For days now, a flock of pied avocets have been foraging for food at the Perumbakkam wetland, often in the company of black-winged stilts. Anyone who knows the species is “engineered” to show up at the wetland around this time of the year, its presence should now register from a mile away, with one-and-a-half eyes closed and absolutely no assistance from a pair of binoculars to that half-open eye. Kumaresan Chandrabose has been expecting the species at the wetland, and on the days he visited it expecting to find a flock of them, he could see it from not one, but two miles away. Their numbers were good.
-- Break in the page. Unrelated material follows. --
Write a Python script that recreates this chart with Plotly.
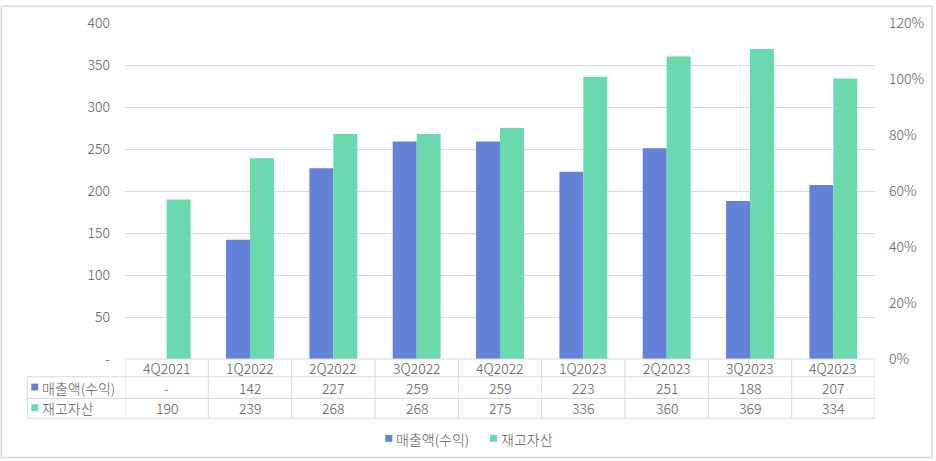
import plotly.graph_objects as go

# data
quarters = ["4Q2021", "1Q2022", "2Q2022", "3Q2022", "4Q2022",
            "1Q2023", "2Q2023", "3Q2023", "4Q2023"]
revenue = [None, 142, 227, 259, 259, 223, 251, 188, 207]
inventory = [190, 239, 268, 268, 275, 336, 360, 369, 334]
series_names = ["매출액(수익)", "재고자산"]
left_ticks = [0, 50, 100, 150, 200, 250, 300, 350, 400]
left_ticktext = ["-", "50", "100", "150", "200", "250", "300", "350", "400"]
right_ticks = [0, 0.2, 0.4, 0.6, 0.8, 1.0, 1.2]

BLUE = "#6483D8"
GREEN = "#6AD9AE"
GRID = "#D9D9D9"
TXT = "#595959"
FONT = "Noto Sans CJK KR"

W, H = 936, 461
L, R, T, B = 125, 877, 18, 359  # plot area in pixels


def py(p):
    """pixel y -> paper y"""
    return (B - p) / (B - T)


def pxx(p):
    """pixel x -> paper x"""
    return (p - L) / (R - L)


fig = go.Figure()
fig.add_trace(go.Bar(x=quarters, y=revenue, name=series_names[0],
                     marker=dict(color=BLUE, line=dict(width=0))))
fig.add_trace(go.Bar(x=quarters, y=inventory, name=series_names[1],
                     marker=dict(color=GREEN, line=dict(width=0))))
# empty trace just to get the right axis
fig.add_trace(go.Scatter(x=[quarters[0]], y=[None], yaxis="y2",
                         showlegend=False, hoverinfo="skip"))

shapes = []
annos = []
line = dict(color=GRID, width=1)

# table horizontal lines
shapes.append(dict(type="line", xref="paper", yref="paper",
                   x0=0, x1=1, y0=py(359), y1=py(359), line=line))
for yy in [377, 399, 419]:
    shapes.append(dict(type="line", xref="paper", yref="paper",
                       x0=pxx(27), x1=1, y0=py(yy), y1=py(yy), line=line))
# vertical lines
shapes.append(dict(type="line", xref="paper", yref="paper",
                   x0=pxx(27), x1=pxx(27), y0=py(377), y1=py(419), line=line))
for k in range(len(quarters) + 1):
    shapes.append(dict(type="line", xref="x", yref="paper",
                       x0=k - 0.5, x1=k - 0.5, y0=py(359), y1=py(419), line=line))

# header row + values
rows = [revenue, inventory]
row_y = [388, 409]
for i, q in enumerate(quarters):
    annos.append(dict(x=q, xref="x", y=py(368), yref="paper", text=q,
                      showarrow=False, xanchor="center", yanchor="middle"))
    for vals, yy in zip(rows, row_y):
        v = vals[i]
        annos.append(dict(x=q, xref="x", y=py(yy), yref="paper",
                          text="-" if v is None else str(v),
                          showarrow=False, xanchor="center", yanchor="middle"))


def key(x, y, col, text):
    # small coloured square + label (used in table and bottom legend)
    shapes.append(dict(type="rect", xref="paper", yref="paper",
                       x0=pxx(x), x1=pxx(x + 7), y0=py(y - 4), y1=py(y + 3),
                       fillcolor=col, line=dict(width=0)))
    annos.append(dict(x=pxx(x + 9), xref="paper", y=py(y), yref="paper", text=text,
                      showarrow=False, xanchor="left", yanchor="middle"))


# row labels with colour keys
for nm, col, yy in zip(series_names, [BLUE, GREEN], row_y):
    key(31, yy, col, nm)

# bottom legend
key(386, 440, BLUE, series_names[0])
key(491, 440, GREEN, series_names[1])

# outer frame
shapes.append(dict(type="rect", xref="paper", yref="paper",
                   x0=pxx(1), x1=pxx(934), y0=py(1), y1=py(459),
                   line=dict(color=GRID, width=1.5), layer="below"))

fig.update_layout(
    width=W, height=H,
    margin=dict(l=L, r=W - R, t=T, b=H - B),
    paper_bgcolor="white", plot_bgcolor="white",
    font=dict(family=FONT, size=14, color=TXT, weight=300),
    showlegend=False,
    barmode="group", bargap=0.425, bargroupgap=0,
    xaxis=dict(type="category", range=[-0.5, len(quarters) - 0.5],
               showticklabels=False, showgrid=False, zeroline=False, showline=False),
    yaxis=dict(range=[0, 400], tickvals=left_ticks, ticktext=left_ticktext,
               showgrid=True, gridcolor=GRID, gridwidth=1, zeroline=False,
               ticks="", ticklabelstandoff=14),
    yaxis2=dict(range=[0, 1.2], tickvals=right_ticks, tickformat=".0%",
                overlaying="y", side="right", showgrid=False, zeroline=False,
                ticks="", ticklabelstandoff=13),
    shapes=shapes, annotations=annos,
)

fig.write_html("out.html", config={"displayModeBar": False},
               post_script="document.body.style.margin='0';")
Kumaresan’s eBird records on March 11 and 13 under Pallikaranai marsh (as Perumbakkam wetland is an organic part of it) mention 24 and 28 pied avocets respectively.

In the early part of the winter-migratory season, Kumaresan was among those who reported a massive flock of pied avocets at the salt pans on Nemmeli-Thiruporur Road. His eBird record for under Nemmeli for September 29 read “450 pied avocets”.

The pied avocet is a bird of coastal wetlands, and it cannot but ink in Perumbakkam wetland in its winter itinerary. A fag-ender species, it puts in an appearance at the Perumbakkam wetland when the waters have dipped remarkably and there are enough shallows to settle on.

This time around, the dipping was swifter than before and there was a disconcerting thought that the process might not match the pied avocet’s regular timing. That it might be too quick for the bird. The last few days have proved the thinking pleasantly erroneous. In fact, the pied avocents sojourn at the Perumbakkam wetland is turning out to quite a long one.

And then they show up at Perumbakkam wetland too, honouring an annual commitment.